Irregular check execution

I’m running Sensu Backend and Agents v. 5.14.2 in a three node cluster. As I’ve added more checks I’ve seen the timing of these checks become more irregular to the point that metrics I collect come in at wildly variable intervals. Checks that are to execute every 10 seconds can be a few seconds late and checks that run once per hour can be 20 minutes late on occasion. I/O and CPU on the servers is not struggling, the only thing I’m seeing in the logs is intermittent etcd “took too long to execute” messages. I have 104 clients collecting metrics that come in at about 250/second, though individual checks are not scheduled for less than 10 second intervals. How can I alleviate what looks like a performance problem here?

Hey!

Have you taken a look at https://github.com/sensu/sensu-perf
and the associated blog post:
https://blog.sensu.io/scaling-sensu-go

You
My understanding is you’ll get the biggest scaling benefit by moving to a postgres event store, but you may be able to to use the backend worker and buffer configuration.
Not sure which worker/buffer you’ll need to adjust.

I’d guess I’d start with the eventd workers/buffer and then increase the pipelined workers/buffer.

I’d focus on tuning the buffers as this seems from discussion I’m reading in the github issues that a small buffer can impact how the agents are running.
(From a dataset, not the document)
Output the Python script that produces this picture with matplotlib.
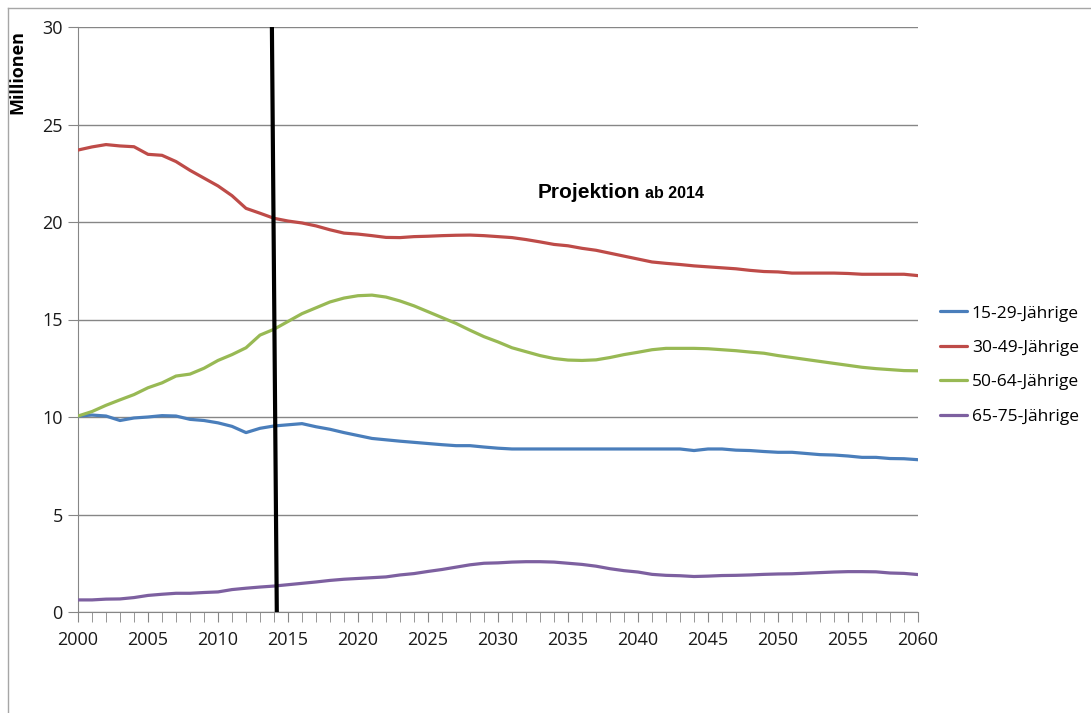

Thank you for the suggestions. I increased the recommended thresholds as such:
eventd-buffer-size: 1000
eventd-workers: 1000
keepalived-buffer-size: 1000
pipelined-buffer-size: 1000
pipelined-workers: 1000
etcd-heartbeat-interval: 250
etcd-election-timeout: 1250
Unfortunately this does not seem to have solved the problem. I will look further at the Postgres event store option next.

Actually, looks like the PostgreSQL datastore requires an Enterprise License. I’ll see if I have that option.